Stop the exodus

By 
  • November 28, 2013

Every Advent the eyes of the Christian world turn towards the birthplace of Christ. But with each passing year those eyes are finding fewer and fewer Christians in Bethlehem and throughout the Holy Land.

The decline of Christianity in the lands where Christ walked is not a new crisis. There has been a slow drain for decades. But the exodus intensified at the outbreak of the Iraq war in 2003 and has hit overdrive since the Arab Spring in 2010. Where 100 years ago Christians comprised 20 per cent of the Middle East population, today they might constitute four per cent.

Popular revolutions to topple repressive regimes have had the unforeseen effect of giving flame to anti-Christian resentment that has smouldered in the region for generations. As a result of relentless persecution, Christians have been fleeing by the thousands to find safer and better lives for their families. A tipping point towards the virtual extinction of Christianity in the region will come soon — if it hasn’t been reached already — unless a way is found to end the discrimination and persecution, often violent, faced daily by Christians in large, predominantly Muslim countries such as Egypt, Iraq and Syria.

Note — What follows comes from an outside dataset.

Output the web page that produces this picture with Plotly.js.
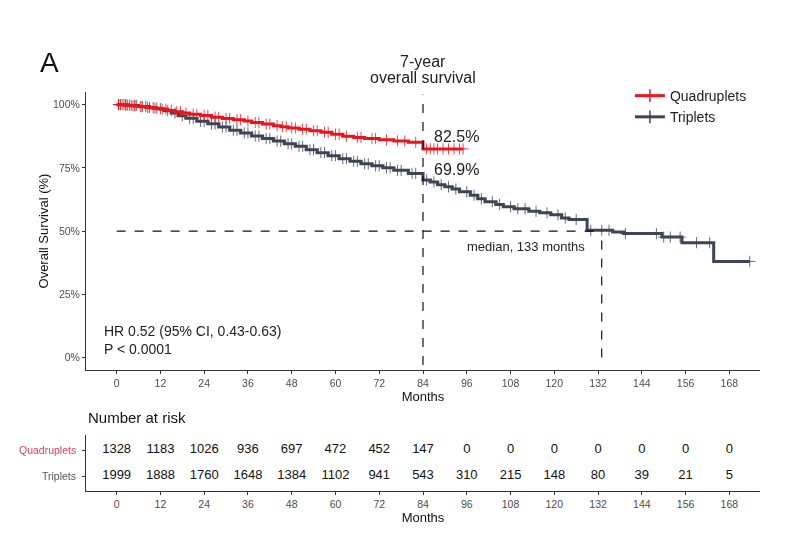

That looming scenario — a Holy Land without Christians — provided the backdrop as Pope Francis declared solidarity with Middle East Christians at a meeting with the region’s religious leaders Nov. 21 at the Vatican.

“At times, Syria, Iraq, Egypt and other areas of the Holy Land flow with tears,” Francis said. He acknowledged the dangers constantly faced by these believers and sympathized with their fear, suffering and desire to resettle their families in safe lands. Yet, he added, “we cannot resign ourselves to thinking of a Middle East without Christians who, for 2,000 years, have professed the name of Jesus.”

But a Holy Land virtually without Christians is exactly what is coming unless Western governments pay more than lip service to the crisis. The Arab Spring was supposed to bring human rights and democracy. Instead it has unleashed religious intolerance that, although not exclusive to Christians, is driving Christians from ancestral lands occupied for two millennia.

After the Pope met with the patriarch of Jerusalem and the patriarchs of the Coptic, Syrian, Melkite, Maronite, Chaldean and Armenian Churches, Francis declared that he “will not be at peace” as long as persecution continues to force Christians in the Holy Land to become religious refugees.

But unfortunately this is not a problem the Pope can solve alone. He can prod and persuade but a real solution requires intervention from sympathetic world leaders.

But so far those leaders have responded as if they wish the problem would just go away. Much like the Christians in the Holy Land.